(A shorter version of
this article originally appeared in the Winter 2013 issue of the Lower East
Side underground/alternative newspaper, “The Shadow”)
As the New York Times also revealed in its Aug. 31, 2013 article:
“…Mr. de Blasio nurtured a relationship with George Soros, the
billionaire financier, whose foundation became the single biggest benefactor of
an obscure nonprofit organization that paid for Mr. de Blasio to promote his
advocacy work around the country….His advocacy brought him into contact with a
powerful ally: Mr.

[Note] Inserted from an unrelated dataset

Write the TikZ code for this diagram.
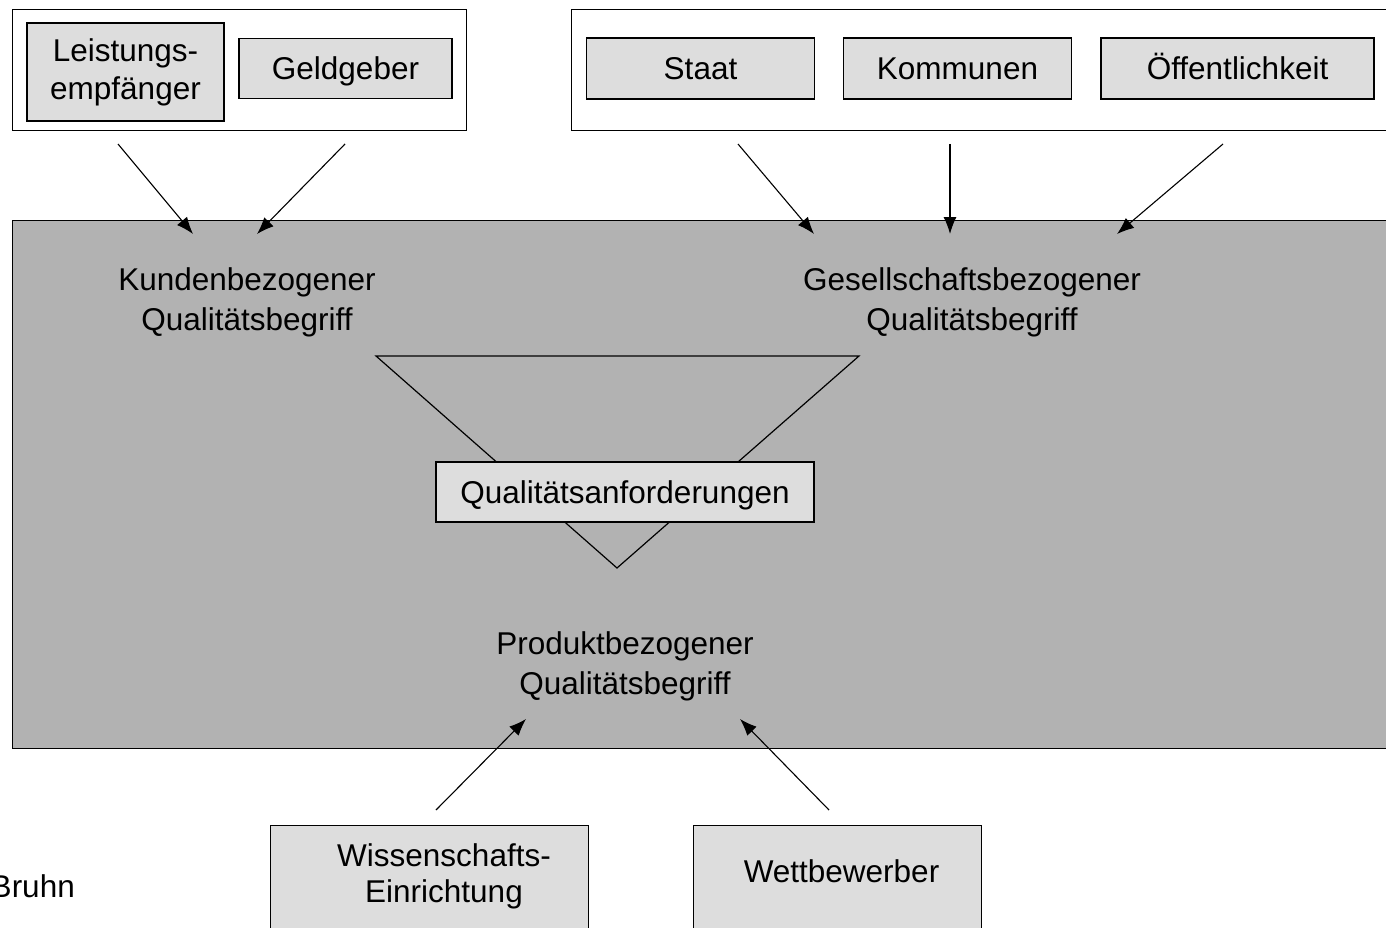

Soros, who had long deplored the influence of corporations
in the political system, even as he poured millions of his own fortune into
campaigns.
“The billionaire banker and the Brooklyn
activist met on an autumn evening in 2010, when Mr. de Blasio spoke on a
panel…held in Mr. Soros’s grand Fifth
Avenue home. The two chatted afterward, and Mr. de
Blasio promised to stay in touch.
“Four months later, Mr. Soros’s foundation pledged $400,000
to the Fund for Public Advocacy…to support the work of the public advocate’s
office.
“The donation was the largest single contribution to the
fund, a tax exempt 501(c)(3), during Mr. de Blasio’s tenure….”
Yet Soros’ foundation obtained the $400,000 it used to
subsidize de Blasio’s Fund for Public Advocacy from the surplus capital that
Soros gets from speculating and investing in transnational corporations that
exploit workers and middle-class consumers around the globe; and the special
private economic and class interests of Billionaire Soros and his Soros Fund
Management firm conflict with the economic class interests of the public and
most of the people in New York City who work and live in New York City.
For unlike most people who live, work or grew up in New York City , George
Soros and his Soros Fund Management LLC investment firm controlled or owned or
collected dividends from over $5.7 billion worth of Wall Street corporate stock
in 2013. According to its SEC filing, on June 30, 2013 the Soros Fund
Management investment firm’s portfolio included, for example, over $344 million
worth of Google stock, over $112 million worth of AIG stock, over $76 million
worth of Macys Inc. stock, over $32 million worth of Apple Inc. stock, over $30
million worth of Wal-Mart stock, over $14 million worth of Time Warner Cable
stock, over $3.4 million worth of Comcast stock, over 8 million worth of
Citigroup stock and over $46 million worth of Loral Space & Communications
stock.
Coincidentally, a retired Loral Space & Communications
executive named Bernard Schwartz also gave “the maximum $4,950” to de Blasio’s
“mayoral bid, then poured $25,000 into the Fund for Public Advocacy,” according
to the Aug. 31, 2013 article in the New York Times.